Cantor, poeta e compositor, é considerado o legítimo herdeiro da poesia de Caetano Veloso e Gilberto Gil. Polêmico, irreverente e desbocado, tinha tudo para ser um marginal, mas acabou virando estrela nacional. Foi assim que, em 1988, Marília Gabriela apresentou Cazuza como atração de seu programa, Cara a Cara com Marília Gabriela, na Band. E me faço valer deste momento antes de apresentar John Donovan, a persona por trás de Johnny Hooker.
O recifense é, ainda, roteirista e diretor. Vencedor como melhor cantor no Prêmio da Música Brasileira na categoria Canção Popular, Johnny Hooker subverte qualquer convenção em sua carreira como músico. Sua multidisciplinaridade artístico-cultural reflete na forma ímpar como constrói narrativas que juntam referências ricas e ao mesmo tempo distintas, como David Bowie, Madonna e Caetano Veloso.

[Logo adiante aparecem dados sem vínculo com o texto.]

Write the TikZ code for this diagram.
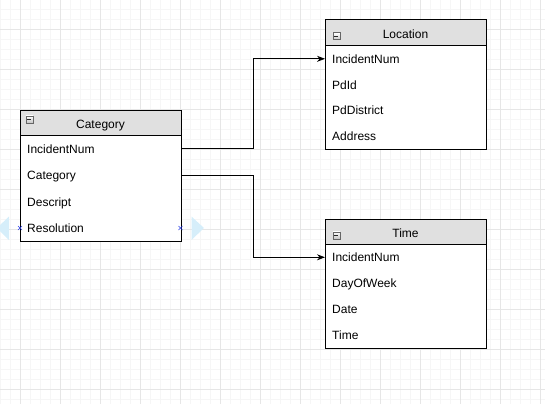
\documentclass[tikz,border=0pt]{standalone}
\usepackage{fontspec}
\setmainfont{Liberation Sans}
\usetikzlibrary{arrows.meta}
\definecolor{hdrgray}{RGB}{224,224,224}
\definecolor{gridmaj}{RGB}{230,230,230}
\definecolor{gridmin}{RGB}{246,246,246}
\definecolor{selblue}{RGB}{214,238,250}
\definecolor{handleblue}{RGB}{40,60,230}
\tikzset{
  hdr/.style={draw=black, fill=hdrgray, line width=0.9pt, minimum width=161pt, minimum height=25.5pt, anchor=north west, inner sep=0pt},
  hdrtxt/.style={anchor=base, inner sep=0pt, font=\fontsize{12}{14}\selectfont},
  tbody/.style={draw=black, fill=white, line width=0.9pt, minimum width=161pt, anchor=north west, inner sep=0pt},
  rowtxt/.style={anchor=base west, inner sep=0pt, font=\fontsize{12}{14}\selectfont},
  conn/.style={draw=black, line width=0.9pt, -{Stealth[length=8pt,width=6pt]}},
  mini/.style={draw=gray!80!black, line width=0.5pt, top color=white, bottom color=gray!45, minimum size=7pt, inner sep=0pt, anchor=north west},
}
\newcommand{\minusicon}[2]{%
  \node[mini] (#2) at #1 {};
  \draw[line width=0.9pt, black!85] ([xshift=1.8pt]#2.center) -- ([xshift=-1.8pt]#2.center);
}
\begin{document}
\begin{tikzpicture}[x=1pt,y=-1pt]
\useasboundingbox (0,0) rectangle (545,404);
\begin{scope}
\clip (0,0) rectangle (545,404);
% grid
\foreach \x in {0,10,...,540} \draw[gridmin, line width=0.8pt] (\x,0) -- (\x,404);
\foreach \y in {-0.5,9.5,...,400} \draw[gridmin, line width=0.8pt] (0,\y) -- (545,\y);
\foreach \x in {20,60,...,540} \draw[gridmaj, line width=0.8pt] (\x,0) -- (\x,404);
\foreach \y in {29.5,69.5,...,400} \draw[gridmaj, line width=0.8pt] (0,\y) -- (545,\y);
% selection arrows
\fill[selblue] (9,216.5) -- (-3,228) -- (9,240) -- cycle;
\fill[selblue] (191.5,216.5) -- (204,228) -- (191.5,240) -- cycle;
\end{scope}

% Category table
\node[hdr] (cath) at (20,109.5) {};
\node[hdrtxt] (catt) at (100.5,128.3) {Category};
\node[tbody, minimum height=106pt] (catb) at (20,135) {};
\minusicon{(25.5,115.5)}{cati}
\node[rowtxt] (c1) at (27,153.3) {IncidentNum};
\node[rowtxt] (c2) at (27,179.3) {Category};
\node[rowtxt] (c3) at (27,206.3) {Descript};
\node[rowtxt] (c4) at (27,232.3) {Resolution};

% Location table
\node[hdr] (loch) at (325,19.5) {};
\node[hdrtxt] (loct) at (405.5,38) {Location};
\node[tbody, minimum height=104pt] (locb) at (325,45) {};
\minusicon{(332.5,32.5)}{loci}
\node[rowtxt] (l1) at (332,63.3) {IncidentNum};
\node[rowtxt] (l2) at (332,89.3) {PdId};
\node[rowtxt] (l3) at (332,114.8) {PdDistrict};
\node[rowtxt] (l4) at (332,140.3) {Address};

% Time table
\node[hdr] (timh) at (325,218.5) {};
\node[hdrtxt] (timt) at (405.5,237) {Time};
\node[tbody, minimum height=104.5pt] (timb) at (325,243.5) {};
\minusicon{(332.5,231.5)}{timi}
\node[rowtxt] (t1) at (332,261.3) {IncidentNum};
\node[rowtxt] (t2) at (332,287.3) {DayOfWeek};
\node[rowtxt] (t3) at (332,313.3) {Date};
\node[rowtxt] (t4) at (332,339.3) {Time};

% connectors
\coordinate (m1) at (253.5,148.5);
\coordinate (m2) at (253.5,175.5);
\draw[conn] (catb.east |- m1) -- (m1) |- (locb.west |- 0,58.8);
\draw[conn] (catb.east |- m2) -- (m2) |- (timb.west |- 0,257.3);

% selection handles
\foreach \p in {(20,228),(180.5,228)} {
  \draw[handleblue, line width=0.6pt] \p ++(-2,-2) -- ++(4,4);
  \draw[handleblue, line width=0.6pt] \p ++(-2,2) -- ++(4,-4);
}
\end{tikzpicture}
\end{document}
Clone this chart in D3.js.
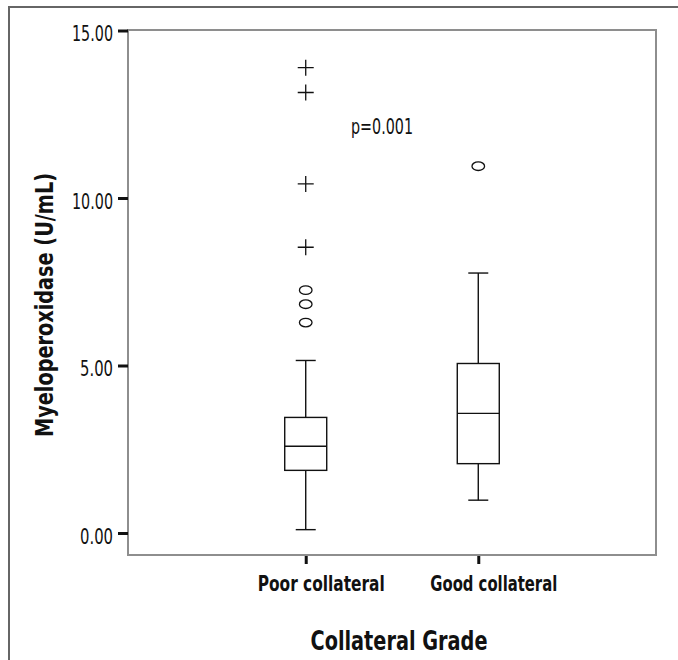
<!DOCTYPE html>
<html>
<head>
<meta charset="utf-8">
<script src="https://cdn.jsdelivr.net/npm/d3@7"></script>
<style>
  body { margin: 0; background: #fff; }
  svg text { font-family: 'Liberation Sans Narrow', 'DejaVu Sans Condensed', 'Arial Narrow', sans-serif; fill: #111; }
</style>
</head>
<body>
<svg id="chart" width="678" height="660"></svg>
<script>
const categories = ['Poor collateral', 'Good collateral'];
const whiskerLow = [0.10, 0.98];
const q1 = [1.87, 2.07];
const median = [2.59, 3.57];
const q3 = [3.45, 5.06];
const whiskerHigh = [5.15, 7.76];
// circles = outliers, crosses = extremes
const outliers = [[7.25, 6.83, 6.28], [10.95]];
const extremes = [[13.89, 13.15, 10.42, 8.53], []];
const yTicks = [0, 5, 10, 15];
const pLabel = 'p=0.001';

const svg = d3.select('#chart');

const frame = { left: 128, right: 656, top: 30, bottom: 555 };

const x = d3.scalePoint()
  .domain(categories)
  .range([frame.left, frame.right])
  .padding(1.03);

const y = d3.scaleLinear()
  .domain([0, 15])
  .range([533, 30.5]);

// outer border (top + left only)
svg.append('path')
  .attr('d', 'M9,660 V7 H678')
  .attr('fill', 'none')
  .attr('stroke', '#666')
  .attr('stroke-width', 2);

// plot frame
svg.append('rect')
  .attr('x', frame.left)
  .attr('y', frame.top)
  .attr('width', frame.right - frame.left)
  .attr('height', frame.bottom - frame.top)
  .attr('fill', 'none')
  .attr('stroke', '#8e8e8e')
  .attr('stroke-width', 2);

// y axis
const yAxis = d3.axisLeft(y)
  .tickValues(yTicks)
  .tickSize(10)
  .tickFormat(d3.format('.2f'));

const ya = svg.append('g')
  .attr('transform', `translate(${frame.left},0)`)
  .call(yAxis);
ya.select('.domain').remove();
ya.selectAll('.tick line').attr('stroke', '#111').attr('stroke-width', 3);
ya.selectAll('.tick text')
  .attr('x', -15)
  .attr('dy', '0.48em')
  .attr('textLength', d => d >= 10 ? 41 : 33)
  .attr('lengthAdjust', 'spacingAndGlyphs')
  .style('font-size', '21.5px');

// x axis
const xAxis = d3.axisBottom(x).tickSize(8).tickSizeOuter(0);
const xa = svg.append('g')
  .attr('transform', `translate(0,${frame.bottom + 1})`)
  .call(xAxis);
xa.select('.domain').remove();
xa.selectAll('.tick line').attr('stroke', '#111').attr('stroke-width', 3);
xa.selectAll('.tick text')
  .attr('x', 15)
  .attr('y', 35)
  .attr('dy', 0)
  .attr('textLength', 127)
  .attr('lengthAdjust', 'spacingAndGlyphs')
  .style('font-size', '21px')
  .style('font-weight', 'bold');

// boxes
const boxW = 42, capW = 20;
const g = svg.append('g')
  .selectAll('g')
  .data(categories)
  .join('g');

g.append('line')
  .attr('x1', d => x(d)).attr('x2', d => x(d))
  .attr('y1', (d, i) => y(whiskerLow[i]))
  .attr('y2', (d, i) => y(whiskerHigh[i]))
  .attr('stroke', '#111').attr('stroke-width', 1.4);

g.append('rect')
  .attr('x', d => x(d) - boxW / 2)
  .attr('y', (d, i) => y(q3[i]))
  .attr('width', boxW)
  .attr('height', (d, i) => y(q1[i]) - y(q3[i]))
  .attr('fill', '#fff')
  .attr('stroke', '#111').attr('stroke-width', 1.4);

g.append('line')
  .attr('x1', d => x(d) - boxW / 2).attr('x2', d => x(d) + boxW / 2)
  .attr('y1', (d, i) => y(median[i])).attr('y2', (d, i) => y(median[i]))
  .attr('stroke', '#111').attr('stroke-width', 1.4);

['low', 'high'].forEach(k => {
  const arr = k === 'low' ? whiskerLow : whiskerHigh;
  g.append('line')
    .attr('x1', d => x(d) - capW / 2).attr('x2', d => x(d) + capW / 2)
    .attr('y1', (d, i) => y(arr[i])).attr('y2', (d, i) => y(arr[i]))
    .attr('stroke', '#111').attr('stroke-width', 1.4);
});

// outlier circles
g.selectAll('ellipse')
  .data((d, i) => outliers[i].map(v => ({ cat: d, v })))
  .join('ellipse')
  .attr('cx', d => x(d.cat))
  .attr('cy', d => y(d.v))
  .attr('rx', 6.3)
  .attr('ry', 4.3)
  .attr('fill', 'none')
  .attr('stroke', '#111')
  .attr('stroke-width', 1.3);

// extreme crosses
g.selectAll('path.cross')
  .data((d, i) => extremes[i].map(v => ({ cat: d, v })))
  .join('path')
  .attr('class', 'cross')
  .attr('d', d => {
    const cx = x(d.cat), cy = y(d.v);
    return `M${cx - 8},${cy} H${cx + 8} M${cx},${cy - 8} V${cy + 8}`;
  })
  .attr('fill', 'none')
  .attr('stroke', '#111')
  .attr('stroke-width', 1.3);

// annotation
svg.append('text')
  .attr('x', 351)
  .attr('y', 134)
  .attr('textLength', 62)
  .attr('lengthAdjust', 'spacingAndGlyphs')
  .style('font-size', '21px')
  .text(pLabel);

// axis titles
svg.append('text')
  .attr('x', 399)
  .attr('y', 650)
  .attr('text-anchor', 'middle')
  .attr('textLength', 177)
  .attr('lengthAdjust', 'spacingAndGlyphs')
  .style('font-size', '26px')
  .style('font-weight', 'bold')
  .text('Collateral Grade');

svg.append('text')
  .attr('transform', 'translate(53,305) rotate(-90)')
  .attr('text-anchor', 'middle')
  .attr('textLength', 264)
  .attr('lengthAdjust', 'spacingAndGlyphs')
  .style('font-size', '25px')
  .style('font-weight', 'bold')
  .text('Myeloperoxidase (U/mL)');
</script>
</body>
</html>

Eu Vou Fazer Uma Macumba pra Te Amarrar, Maldito!, seu primeiro disco solo, cai como uma luva em um momento tão azedo da história do país. A faixa homônima abre o disco remoendo o turbilhão de emoções de almas (quem sabe gêmeas?) que se perderam pelos caminhos da vida. Aliás, o desencontro e o consequente reencontro em outros corpos, outras bocas, outras peles, outros corações, são temas recorrentes no encantador disco do músico pernambucano.
Tropicalista, pop, brega, Johnny Hooker leva ao extremo a máxima do amor cafona e clichê, que te tira do prumo justamente porque um amor cafona e clichê é o que todos nós, sem exceção, queremos da vida. “Que sem você eu já não posso viver / É impossível ter de escolher / Entre teu cheiro e nada mais”, canta Hooker por cima de um trabalho vocal que faz da canção muito mais rasgada e dolorosa.
Sua multidisciplinaridade artístico-cultural reflete na forma ímpar como constrói narrativas que juntam referências ricas e ao mesmo tempo distintas, como David Bowie, Madonna e Caetano Veloso.
Em “Alma Sebosa”, o pernambucano se despe de qualquer pudor (metafórico ou não) para cantar um pop que, entre a indiferença de recados não respondidos e o desdém, pode vestir uma canção de amor, de ódio e até política, afinal, o amor é um ato político.
Em O Elogio ao Amor, o filósofo francês Alain Baiou afirma que o amor precisa ser reinventado. Johnny Hooker se apropria disso em “Amor Marginal”, criando um amor que não pertence a estereótipos ou convenções humanas.
“Amor Marginal” é poesia, é Blues, é visceral. Cazuza andou por noites quentes de verão, sem saber o que seu corpo abrigava, sem “Qualquer sentido vago de razão”, deixando claro que tudo recairia em uma “Versão nova de uma velha história”, onde ele estaria gritando. Johnny Hooker nos pede que não o deixes gritar no meio do caminho sozinho. E se há algo imoral neste amor, acabamos todos mergulhados e embebidos por ele, pelas notas desprendidas dos instrumentos de sua banda.
“Segunda Chance” é Caetano. É tropical. É quente pelo frio da culpa, do dedo apontado, da falta de amor ou do amor demais. Caetano pedia que respeitássemos seu “louco querer”, dizia que “Não importa com quem você se deite / Que você se deleite seja com quem for”. Hooker tatua em nossos tímpanos um desejo que “é uma rua sem saída”, onde “ninguém entra e sai ileso / sem ferida”, e sentencia que “você ainda vai encontrar um novo amor”.
Johnny compartilha seu orixá conosco, precisamos dele para aguentar esse tsunami lírico de suas 11 faixas, de seu nobre Eu Vou Fazer Uma Macumba pra Te Amarrar, Maldito!. E no fim, acabamos em um “Desbunde Geral”, num carnaval que é nosso corpo todo. A vida podia ser um carnaval ou, como disse Daniela Mercury, “Pra que chorar? / Se a vida é um carnaval / E é mais belo viver cantando / Pra que chorar? / Se a vida é um carnaval / E das dores se vai levando”. Que quando chegar fevereiro, ainda estejamos ouvindo Johnny Hooker, e que até lá sua turnê passe por Curitiba, onde nos desbundaremos todos.